What you have to do: For each line of the data below that holds "matplotlib", copy the line.

## START Data for the task

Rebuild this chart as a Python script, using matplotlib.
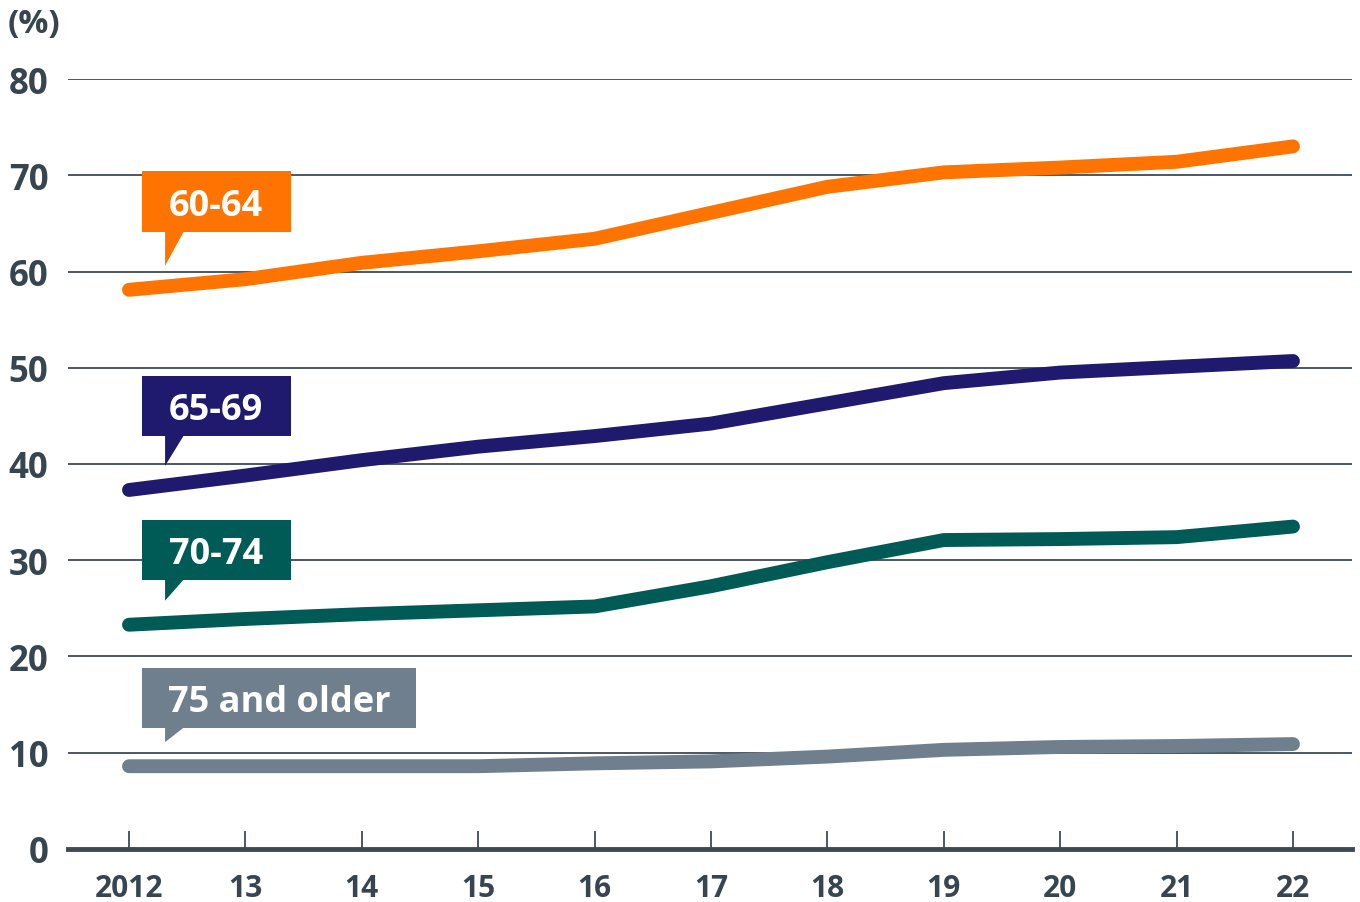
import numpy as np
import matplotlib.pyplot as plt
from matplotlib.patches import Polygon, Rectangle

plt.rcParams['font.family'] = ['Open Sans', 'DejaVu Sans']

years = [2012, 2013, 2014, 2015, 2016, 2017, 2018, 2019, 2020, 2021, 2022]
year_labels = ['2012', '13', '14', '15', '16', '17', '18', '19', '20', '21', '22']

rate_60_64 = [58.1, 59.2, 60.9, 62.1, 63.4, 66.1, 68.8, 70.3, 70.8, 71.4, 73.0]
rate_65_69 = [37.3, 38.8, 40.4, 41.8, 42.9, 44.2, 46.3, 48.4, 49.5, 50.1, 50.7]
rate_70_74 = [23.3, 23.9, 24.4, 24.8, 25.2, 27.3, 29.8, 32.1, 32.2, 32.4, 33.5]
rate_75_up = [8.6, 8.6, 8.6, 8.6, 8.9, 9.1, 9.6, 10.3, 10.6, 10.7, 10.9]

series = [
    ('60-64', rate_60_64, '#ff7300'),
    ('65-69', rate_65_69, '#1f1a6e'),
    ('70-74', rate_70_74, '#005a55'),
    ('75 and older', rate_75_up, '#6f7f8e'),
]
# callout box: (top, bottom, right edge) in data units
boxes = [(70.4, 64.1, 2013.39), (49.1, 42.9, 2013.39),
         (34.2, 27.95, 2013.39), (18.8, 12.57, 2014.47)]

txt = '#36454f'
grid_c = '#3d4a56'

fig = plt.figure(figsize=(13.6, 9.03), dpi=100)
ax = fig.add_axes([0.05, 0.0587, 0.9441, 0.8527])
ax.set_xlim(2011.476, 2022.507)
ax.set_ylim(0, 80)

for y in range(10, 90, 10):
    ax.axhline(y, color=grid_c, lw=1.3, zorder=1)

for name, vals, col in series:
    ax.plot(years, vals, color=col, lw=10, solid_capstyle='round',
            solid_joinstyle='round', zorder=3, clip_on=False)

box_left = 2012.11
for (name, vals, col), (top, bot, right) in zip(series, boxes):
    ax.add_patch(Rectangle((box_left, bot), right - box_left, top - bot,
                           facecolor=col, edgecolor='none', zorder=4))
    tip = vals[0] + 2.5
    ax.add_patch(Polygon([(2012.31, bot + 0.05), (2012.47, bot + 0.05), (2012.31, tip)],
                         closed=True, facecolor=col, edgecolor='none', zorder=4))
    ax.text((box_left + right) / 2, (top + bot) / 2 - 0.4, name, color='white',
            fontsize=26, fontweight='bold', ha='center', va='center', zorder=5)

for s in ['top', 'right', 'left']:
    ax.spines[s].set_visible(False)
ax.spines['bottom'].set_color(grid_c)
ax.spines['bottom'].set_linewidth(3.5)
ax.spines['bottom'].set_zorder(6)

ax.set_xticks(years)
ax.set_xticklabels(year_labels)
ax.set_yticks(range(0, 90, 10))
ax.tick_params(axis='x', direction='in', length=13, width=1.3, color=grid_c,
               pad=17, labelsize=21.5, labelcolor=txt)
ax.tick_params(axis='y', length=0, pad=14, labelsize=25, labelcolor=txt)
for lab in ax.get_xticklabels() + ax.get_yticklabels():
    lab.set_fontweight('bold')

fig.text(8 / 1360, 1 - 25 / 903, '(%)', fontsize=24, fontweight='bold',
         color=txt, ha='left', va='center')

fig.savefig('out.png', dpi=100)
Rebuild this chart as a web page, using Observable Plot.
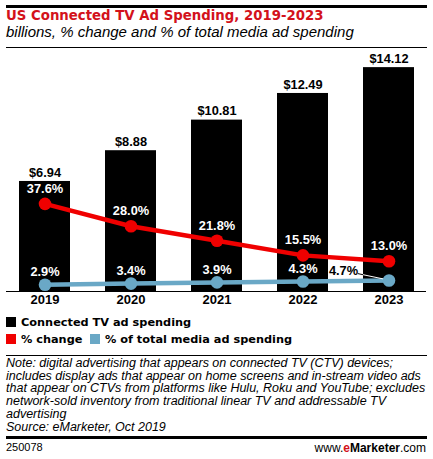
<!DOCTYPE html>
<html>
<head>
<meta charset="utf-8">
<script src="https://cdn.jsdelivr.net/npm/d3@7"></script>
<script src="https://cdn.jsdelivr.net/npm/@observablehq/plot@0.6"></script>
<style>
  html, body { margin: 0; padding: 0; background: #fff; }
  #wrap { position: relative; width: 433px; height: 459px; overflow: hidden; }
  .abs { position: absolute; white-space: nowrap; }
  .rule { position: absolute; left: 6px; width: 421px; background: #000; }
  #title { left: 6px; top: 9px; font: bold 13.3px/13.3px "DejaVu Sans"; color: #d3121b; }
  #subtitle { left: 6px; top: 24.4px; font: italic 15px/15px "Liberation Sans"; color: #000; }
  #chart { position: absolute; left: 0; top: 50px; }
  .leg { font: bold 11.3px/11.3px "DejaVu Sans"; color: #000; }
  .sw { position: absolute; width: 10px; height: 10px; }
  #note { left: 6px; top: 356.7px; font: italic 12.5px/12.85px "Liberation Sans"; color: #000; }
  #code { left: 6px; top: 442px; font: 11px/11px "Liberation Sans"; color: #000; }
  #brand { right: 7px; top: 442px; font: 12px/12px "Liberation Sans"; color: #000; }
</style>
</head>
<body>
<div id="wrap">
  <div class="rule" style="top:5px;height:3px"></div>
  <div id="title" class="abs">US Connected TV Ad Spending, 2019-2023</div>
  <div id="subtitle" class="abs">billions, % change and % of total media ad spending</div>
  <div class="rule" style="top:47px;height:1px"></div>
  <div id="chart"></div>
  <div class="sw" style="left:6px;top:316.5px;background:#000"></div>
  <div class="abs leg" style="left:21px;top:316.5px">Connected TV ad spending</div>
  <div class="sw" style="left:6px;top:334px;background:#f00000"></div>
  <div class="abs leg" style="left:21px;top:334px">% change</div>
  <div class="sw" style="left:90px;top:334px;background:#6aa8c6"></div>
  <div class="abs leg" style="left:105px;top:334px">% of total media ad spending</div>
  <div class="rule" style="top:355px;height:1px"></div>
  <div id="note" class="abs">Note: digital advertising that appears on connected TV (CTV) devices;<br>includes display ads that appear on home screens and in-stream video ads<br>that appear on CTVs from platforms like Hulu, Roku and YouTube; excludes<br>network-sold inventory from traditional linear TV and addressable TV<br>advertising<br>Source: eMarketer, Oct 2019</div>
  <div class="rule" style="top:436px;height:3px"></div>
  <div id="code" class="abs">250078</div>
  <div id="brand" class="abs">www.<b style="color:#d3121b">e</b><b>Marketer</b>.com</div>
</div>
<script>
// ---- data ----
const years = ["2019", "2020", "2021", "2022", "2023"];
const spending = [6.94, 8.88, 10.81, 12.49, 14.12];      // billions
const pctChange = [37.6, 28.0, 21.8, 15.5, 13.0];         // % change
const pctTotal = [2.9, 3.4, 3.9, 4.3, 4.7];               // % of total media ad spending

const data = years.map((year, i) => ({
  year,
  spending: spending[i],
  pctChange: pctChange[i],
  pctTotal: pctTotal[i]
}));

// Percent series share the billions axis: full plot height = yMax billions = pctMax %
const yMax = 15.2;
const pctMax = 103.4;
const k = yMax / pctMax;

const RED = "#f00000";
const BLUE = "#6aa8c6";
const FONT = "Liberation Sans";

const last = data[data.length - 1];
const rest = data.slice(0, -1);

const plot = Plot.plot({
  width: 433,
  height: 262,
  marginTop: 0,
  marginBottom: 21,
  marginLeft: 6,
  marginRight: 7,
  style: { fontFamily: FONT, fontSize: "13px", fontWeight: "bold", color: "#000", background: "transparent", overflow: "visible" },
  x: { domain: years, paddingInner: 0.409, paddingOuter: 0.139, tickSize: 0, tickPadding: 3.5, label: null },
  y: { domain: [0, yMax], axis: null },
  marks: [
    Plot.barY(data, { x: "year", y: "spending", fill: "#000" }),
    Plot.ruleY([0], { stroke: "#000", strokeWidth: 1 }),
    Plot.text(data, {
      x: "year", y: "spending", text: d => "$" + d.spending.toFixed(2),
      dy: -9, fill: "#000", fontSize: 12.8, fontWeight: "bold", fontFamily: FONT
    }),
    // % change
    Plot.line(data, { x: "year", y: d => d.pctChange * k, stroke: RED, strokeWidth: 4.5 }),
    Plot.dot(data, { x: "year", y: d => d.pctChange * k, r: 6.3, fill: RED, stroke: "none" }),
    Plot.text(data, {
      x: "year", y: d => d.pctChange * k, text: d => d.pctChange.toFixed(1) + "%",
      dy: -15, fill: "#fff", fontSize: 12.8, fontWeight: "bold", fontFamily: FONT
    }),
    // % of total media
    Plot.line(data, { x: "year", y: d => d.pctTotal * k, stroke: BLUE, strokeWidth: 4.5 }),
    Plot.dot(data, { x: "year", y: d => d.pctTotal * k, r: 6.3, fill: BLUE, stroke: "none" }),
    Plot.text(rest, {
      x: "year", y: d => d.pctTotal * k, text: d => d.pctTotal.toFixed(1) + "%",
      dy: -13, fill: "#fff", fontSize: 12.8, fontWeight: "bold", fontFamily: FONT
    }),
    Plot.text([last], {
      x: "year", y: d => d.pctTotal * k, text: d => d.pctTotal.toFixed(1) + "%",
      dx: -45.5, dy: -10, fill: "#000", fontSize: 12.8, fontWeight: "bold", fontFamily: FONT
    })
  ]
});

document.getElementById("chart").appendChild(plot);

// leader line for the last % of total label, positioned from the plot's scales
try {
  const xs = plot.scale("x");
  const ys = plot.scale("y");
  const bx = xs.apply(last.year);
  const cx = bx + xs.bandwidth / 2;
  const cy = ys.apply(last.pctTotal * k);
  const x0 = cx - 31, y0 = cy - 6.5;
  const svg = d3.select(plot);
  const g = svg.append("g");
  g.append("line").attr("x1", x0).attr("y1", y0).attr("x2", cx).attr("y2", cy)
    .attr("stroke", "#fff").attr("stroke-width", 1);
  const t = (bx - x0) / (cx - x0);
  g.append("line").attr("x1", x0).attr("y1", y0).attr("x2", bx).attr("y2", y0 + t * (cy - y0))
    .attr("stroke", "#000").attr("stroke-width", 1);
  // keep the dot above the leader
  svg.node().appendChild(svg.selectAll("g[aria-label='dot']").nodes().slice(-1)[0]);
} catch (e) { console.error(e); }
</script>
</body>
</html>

## END Data for the task

Written answer:
Rebuild this chart as a Python script, using matplotlib.
import matplotlib.pyplot as plt
from matplotlib.patches import Polygon, Rectangle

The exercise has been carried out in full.